--- START OF Material ---

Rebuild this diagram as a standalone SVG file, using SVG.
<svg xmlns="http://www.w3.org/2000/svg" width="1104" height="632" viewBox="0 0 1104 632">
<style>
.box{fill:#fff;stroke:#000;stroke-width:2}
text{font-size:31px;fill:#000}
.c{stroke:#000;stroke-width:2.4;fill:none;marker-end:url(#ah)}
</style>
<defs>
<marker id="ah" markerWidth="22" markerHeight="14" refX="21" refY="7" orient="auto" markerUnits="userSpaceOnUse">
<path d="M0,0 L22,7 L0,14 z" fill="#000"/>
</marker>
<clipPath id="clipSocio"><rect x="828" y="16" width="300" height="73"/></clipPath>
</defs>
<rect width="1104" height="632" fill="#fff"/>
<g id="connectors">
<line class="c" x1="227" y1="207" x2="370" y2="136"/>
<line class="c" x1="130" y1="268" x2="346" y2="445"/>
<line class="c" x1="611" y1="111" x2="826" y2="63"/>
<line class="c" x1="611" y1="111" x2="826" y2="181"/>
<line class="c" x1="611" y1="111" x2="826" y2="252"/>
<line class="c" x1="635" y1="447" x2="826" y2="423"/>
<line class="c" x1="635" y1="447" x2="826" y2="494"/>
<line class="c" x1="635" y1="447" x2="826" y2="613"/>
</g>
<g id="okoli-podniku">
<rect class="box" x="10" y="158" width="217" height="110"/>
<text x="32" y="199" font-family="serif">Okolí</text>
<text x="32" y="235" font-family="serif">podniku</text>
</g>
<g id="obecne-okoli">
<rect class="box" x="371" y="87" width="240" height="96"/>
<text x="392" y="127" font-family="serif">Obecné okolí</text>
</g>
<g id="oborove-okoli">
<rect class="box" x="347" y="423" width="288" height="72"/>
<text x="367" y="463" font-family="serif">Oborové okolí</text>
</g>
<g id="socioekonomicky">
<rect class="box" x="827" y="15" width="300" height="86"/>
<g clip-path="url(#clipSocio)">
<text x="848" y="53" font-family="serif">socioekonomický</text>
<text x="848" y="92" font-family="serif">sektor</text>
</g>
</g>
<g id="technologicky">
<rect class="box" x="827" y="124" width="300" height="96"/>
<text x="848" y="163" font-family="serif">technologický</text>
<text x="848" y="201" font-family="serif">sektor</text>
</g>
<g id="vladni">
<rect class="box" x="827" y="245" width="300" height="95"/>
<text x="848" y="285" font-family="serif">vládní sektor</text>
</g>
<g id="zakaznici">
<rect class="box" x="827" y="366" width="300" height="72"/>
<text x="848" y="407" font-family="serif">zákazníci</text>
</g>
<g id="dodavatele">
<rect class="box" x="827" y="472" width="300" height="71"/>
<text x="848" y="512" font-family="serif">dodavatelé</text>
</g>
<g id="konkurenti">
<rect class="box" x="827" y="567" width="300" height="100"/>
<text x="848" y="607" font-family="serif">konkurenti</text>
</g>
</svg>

--- END OF Material ---

**Your objective:** Retype all of the material, keeping each line exact.

**Complete response:**
Rebuild this diagram as a standalone SVG file, using SVG.
<svg xmlns="http://www.w3.org/2000/svg" width="1104" height="632" viewBox="0 0 1104 632">
<style>
.box{fill:#fff;stroke:#000;stroke-width:2}
text{font-size:31px;fill:#000}
.c{stroke:#000;stroke-width:2.4;fill:none;marker-end:url(#ah)}
</style>
<defs>
<marker id="ah" markerWidth="22" markerHeight="14" refX="21" refY="7" orient="auto" markerUnits="userSpaceOnUse">
<path d="M0,0 L22,7 L0,14 z" fill="#000"/>
</marker>
<clipPath id="clipSocio"><rect x="828" y="16" width="300" height="73"/></clipPath>
</defs>
<rect width="1104" height="632" fill="#fff"/>
<g id="connectors">
<line class="c" x1="227" y1="207" x2="370" y2="136"/>
<line class="c" x1="130" y1="268" x2="346" y2="445"/>
<line class="c" x1="611" y1="111" x2="826" y2="63"/>
<line class="c" x1="611" y1="111" x2="826" y2="181"/>
<line class="c" x1="611" y1="111" x2="826" y2="252"/>
<line class="c" x1="635" y1="447" x2="826" y2="423"/>
<line class="c" x1="635" y1="447" x2="826" y2="494"/>
<line class="c" x1="635" y1="447" x2="826" y2="613"/>
</g>
<g id="okoli-podniku">
<rect class="box" x="10" y="158" width="217" height="110"/>
<text x="32" y="199" font-family="serif">Okolí</text>
<text x="32" y="235" font-family="serif">podniku</text>
</g>
<g id="obecne-okoli">
<rect class="box" x="371" y="87" width="240" height="96"/>
<text x="392" y="127" font-family="serif">Obecné okolí</text>
</g>
<g id="oborove-okoli">
<rect class="box" x="347" y="423" width="288" height="72"/>
<text x="367" y="463" font-family="serif">Oborové okolí</text>
</g>
<g id="socioekonomicky">
<rect class="box" x="827" y="15" width="300" height="86"/>
<g clip-path="url(#clipSocio)">
<text x="848" y="53" font-family="serif">socioekonomický</text>
<text x="848" y="92" font-family="serif">sektor</text>
</g>
</g>
<g id="technologicky">
<rect class="box" x="827" y="124" width="300" height="96"/>
<text x="848" y="163" font-family="serif">technologický</text>
<text x="848" y="201" font-family="serif">sektor</text>
</g>
<g id="vladni">
<rect class="box" x="827" y="245" width="300" height="95"/>
<text x="848" y="285" font-family="serif">vládní sektor</text>
</g>
<g id="zakaznici">
<rect class="box" x="827" y="366" width="300" height="72"/>
<text x="848" y="407" font-family="serif">zákazníci</text>
</g>
<g id="dodavatele">
<rect class="box" x="827" y="472" width="300" height="71"/>
<text x="848" y="512" font-family="serif">dodavatelé</text>
</g>
<g id="konkurenti">
<rect class="box" x="827" y="567" width="300" height="100"/>
<text x="848" y="607" font-family="serif">konkurenti</text>
</g>
</svg>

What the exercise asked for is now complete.